Bolivia’s Salar de Uyuni Becomes Sky-Sized Mirror in Rainy Season

When seasonal rains blanket the world’s largest salt flat, the thin water layer transforms it into an infinite reflection of the sky.

Bolivia’s Salar de Uyuni Becomes Sky-Sized Mirror in Rainy Season
Salar de Uyuni in Bolivia / Image Credit: Wikimedia

Bolivia’s Salar de Uyuni, the planet's largest salt flat, undergoes a breathtaking transformation during the rainy season. Spanning over 10,000 square kilometers at nearly 3,650 meters above sea level, the flat is renowned for its near-perfect surface which varying in height by less than one meter making an ideal canvas for satellite calibration and mirror-like reflections.

From December to April, especially January and February, periodic rainfall coats the salt crust in a shallow layer of water. This veneer turns the Salar into an awe-inspiring natural mirror, where sky and earth merge seamlessly in a vast expanse of glass-like stillness. Scientists using radar altimetry have confirmed the surface’s electromagnetic smoothness, with vertical displacement measuring within 0.5 mm—making it one of the most flawless reflective surfaces on Earth.
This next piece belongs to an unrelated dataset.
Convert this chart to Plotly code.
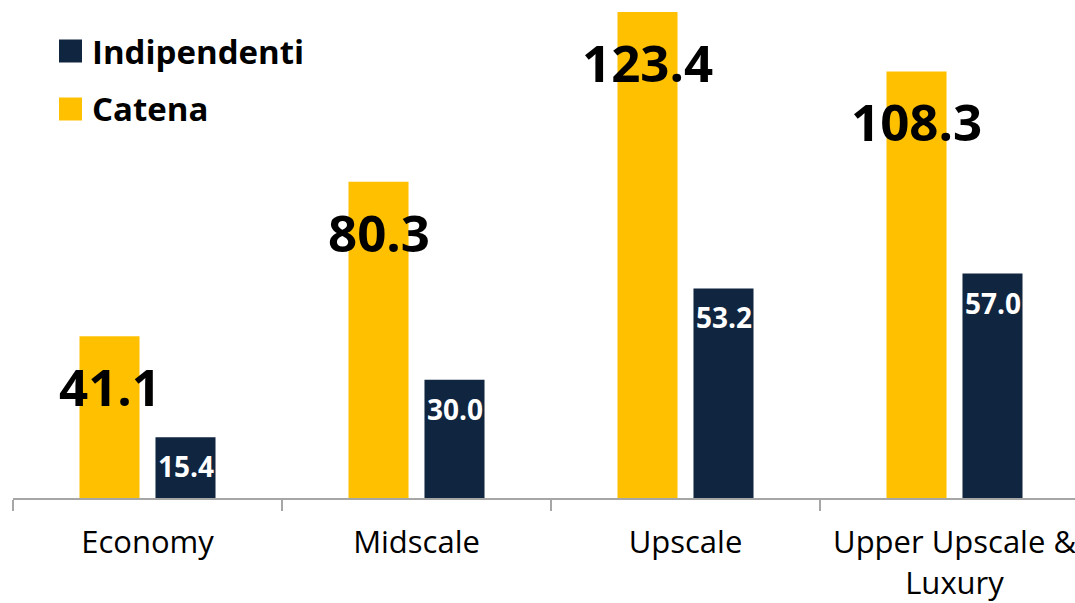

Visitors to the flooded flats often describe the feeling of walking on water or hovering amid clouds. Professionals and amateurs alike are drawn to its surreal lens for photography: sunrise and sunset bring luminous skies that double in intensity, while nighttime opens portals to Milky Way reflections and mirrored starfields.

Salar De Uyuni at Night
Salar Uyuni Night View / Image Credit: Pexels

Beyond the mirror effect, Salar de Uyuni holds geological and economic significance. Its crust, a vestige of prehistoric lakes, stretches across more than 10,000 km² and is believed to conceal around 10 billion tons of salt as well as about 70% of the world’s lithium reserves. While these resources attract scientific and industrial attention, sustainable tourism efforts aim to maintain its fragile beauty.

Despite occasional inaccessibility, especially near Incahuasi Island—local guides make sure the experience is unforgettable by creating safe routes in the event of flooding. For travelers, scheduling a visit between December and March, with peak mirror displays in January and February, offers the best chance to witness the phenomenon. The landscape shifts again from April to November, revealing stark white salt polygons and geological formations that captivate in their own right.

Even astronauts mistook the Salar for an icy expanse from above before realizing it was a huge salt mirror demonstrating its remarkable size and clarity. Whether photographed at dawn, under the stars, or viewed in panoramic awe, the rainy-season Salar de Uyuni offers a spectacle that blurs the lines between Earth and sky, inviting all who visit to step into a realm of pure reflection.



This ethereal moment makes it clear: Bolivia’s salt desert isn’t just a landscape—it’s a sky come to life, a mirror so vast and vivid it defies imagination.